Com uma carreira de mais de 30 peças e passagens por grupos relevantes, como Oficina e Ornitorrinco, ela poderia ser tema de um documentário afeito às convenções, com dezenas de depoimentos de amigos e fotos antigas. Talvez até se tornasse uma homenagem digna, mas com o efeito de circunscrever o trabalho da atriz ao passado.

Não há nada disso em “Górgona”, filme que acaba de entrar em cartaz. Os jovens Fábio Furtado e Pedro Jezler tomam outro rumo, mais ousado e, assim, coerente com o estilo vigoroso e inquieto de Maria Alice.

Acompanharam a atriz ao longo de cinco anos nos bastidores do espetáculo “As Três Velhas”. Furtado e Jezler estão atentos à capacidade dela de conciliar direção e interpretação nessa peça do chileno Alejandro Jodorowsky. Mas não só. Há ainda o fato de que o trabalho tenha se desenvolvido com Maria Alice já na casa dos 80 anos e acometida pela doença de Parkinson.   

Ao optar por um caminho heterodoxo para retratá-la, os diretores se expõem mais aos erros, que não são poucos. Do ponto de vista da fotografia, especialmente na primeira metade, o filme cai em exercícios estéticos inócuos ao mirar ângulos dos bastidores teatrais.

É de se notar ainda uma questão moral. Artista corajosa, que se fortalece continuamente com o humor, Maria Alice não é do tipo que pede piedade em meio à decadência física. Nesse sentido, é um equívoco da direção se estender na cena em que dois homens ajudam a atriz a subir uma escada vagarosamente.      

Mas os acertos prevalecem. Como numa colagem, fragmentos mostram a atmosfera fraterna e, por vezes, sagrada do camarim. Sem um tom de comiseração, outras passagens evidenciam as dificuldades financeiras do teatro alternativo.

Há, sobretudo, um olhar sutil para a devoção da atriz aos palcos e para a sua força dramática. Em várias passagens, paira a dúvida: ela está, de fato, revelando questões muito particulares para a câmera ou interpretando?

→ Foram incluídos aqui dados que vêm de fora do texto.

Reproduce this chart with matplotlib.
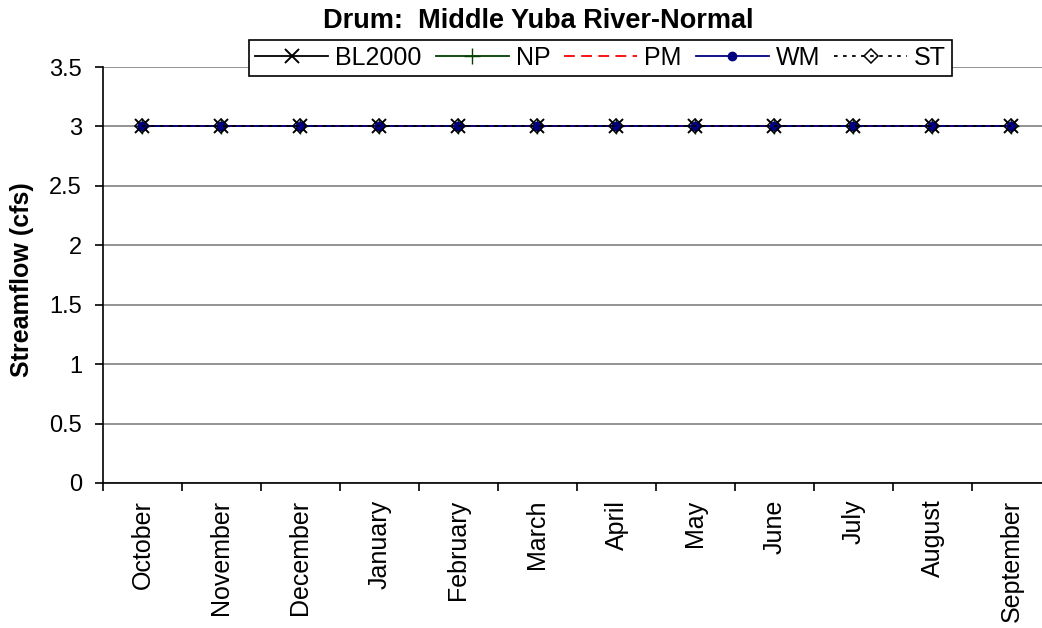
import matplotlib.pyplot as plt
import numpy as np

plt.rcParams['font.family'] = ['Liberation Sans', 'DejaVu Sans']

months = ["October", "November", "December", "January", "February", "March",
          "April", "May", "June", "July", "August", "September"]
bl2000 = [3, 3, 3, 3, 3, 3, 3, 3, 3, 3, 3, 3]
np_vals = [3, 3, 3, 3, 3, 3, 3, 3, 3, 3, 3, 3]
pm = [3, 3, 3, 3, 3, 3, 3, 3, 3, 3, 3, 3]
wm = [3, 3, 3, 3, 3, 3, 3, 3, 3, 3, 3, 3]
st = [3, 3, 3, 3, 3, 3, 3, 3, 3, 3, 3, 3]

fig = plt.figure(figsize=(10.42, 6.28), dpi=100)
# plot area runs a bit past the right edge, like the cropped original
ax = fig.add_axes([0.0988, 0.2309, 0.9098, 0.6624])

x = np.arange(len(months))
ax.plot(x, bl2000, color='black', marker='x', markersize=10, mew=1.4, lw=1.3, label='BL2000')
ax.plot(x, np_vals, color='#004000', marker='+', markersize=11, mew=1, lw=1.3, label='NP')
ax.plot(x, pm, color='red', ls=(0, (6, 3.5)), lw=1.3, label='PM')
ax.plot(x, wm, color='#000080', marker='o', markersize=6, lw=1.3, label='WM')
ax.plot(x, st, color='black', ls=(0, (2, 3)), marker='D', markersize=7, mfc='none',
        mew=1.1, lw=1.3, label='ST')

ax.set_xlim(-0.5, 11.5)
ax.set_ylim(0, 3.5)
ax.set_yticks(np.arange(0, 3.51, 0.5))
ax.set_yticklabels(['0', '0.5', '1', '1.5', '2', '2.5', '3', '3.5'], fontsize=17)
ax.yaxis.grid(True, color='#808080', lw=1.2)
ax.set_axisbelow(True)

ax.set_xticks(x)
ax.set_xticklabels(months, rotation=90, fontsize=18, va='top')
ax.tick_params(axis='x', length=0, pad=12)
ax.set_xticks(np.arange(-0.5, 12, 1), minor=True)
ax.tick_params(axis='x', which='minor', length=6, width=1.2, direction='out')
ax.tick_params(axis='y', length=6, width=1.2, direction='out', pad=9)

ax.spines['top'].set_visible(False)
ax.spines['right'].set_visible(False)
ax.spines['left'].set_linewidth(1.2)
ax.spines['bottom'].set_linewidth(1.2)

ax.set_ylabel('Streamflow (cfs)', fontsize=18, fontweight='bold')
ax.yaxis.set_label_coords(-0.073, 0.49)
fig.text(0.517, 0.966, 'Drum:  Middle Yuba River-Normal', ha='center', va='center',
         fontsize=19.5, fontweight='bold')

leg = ax.legend(loc='center', bbox_to_anchor=(0.525, 1.0216), ncol=5, fontsize=18,
                frameon=True, fancybox=False, edgecolor='black', framealpha=1,
                handlelength=2.92, handletextpad=0.28, columnspacing=0.56,
                borderpad=0.25, borderaxespad=0)
leg.get_frame().set_linewidth(1.2)

fig.savefig('out.png', dpi=100)
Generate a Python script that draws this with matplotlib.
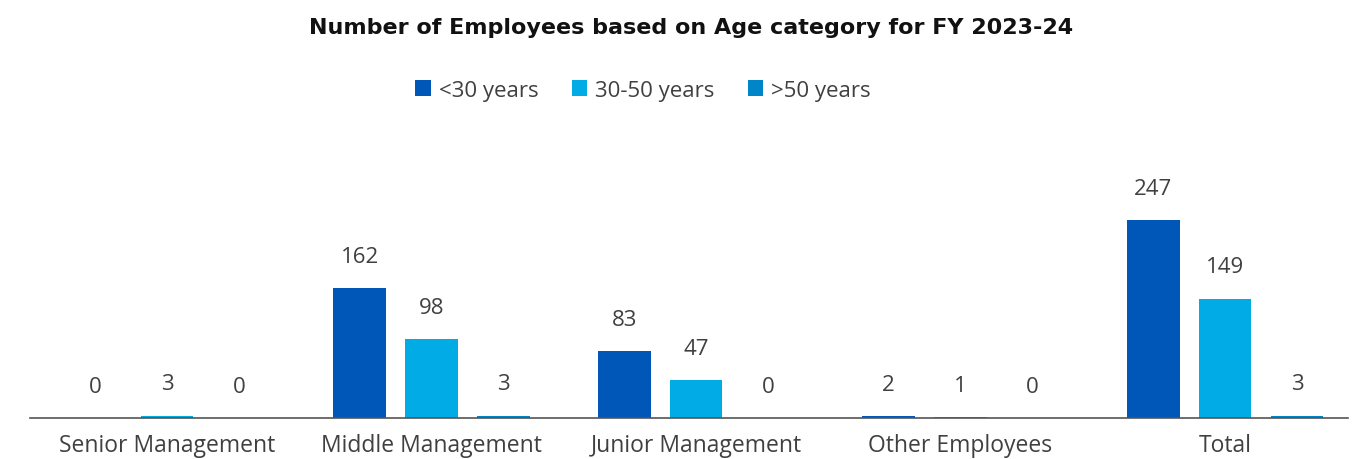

Essa ambiguidade é um presente para o público de “Górgona”.

O nome do filme, aliás, é um achado. Górgonas eram figuras da mitologia grega com ninhos de serpente no lugar dos cabelos. Tinham o poder de transformar em pedra aqueles que as olhassem.

Enquanto é maquiada, Maria Alice diz: “Eu entro no teatro e começo a tremer. É impressionante. A serpente entra em mim”.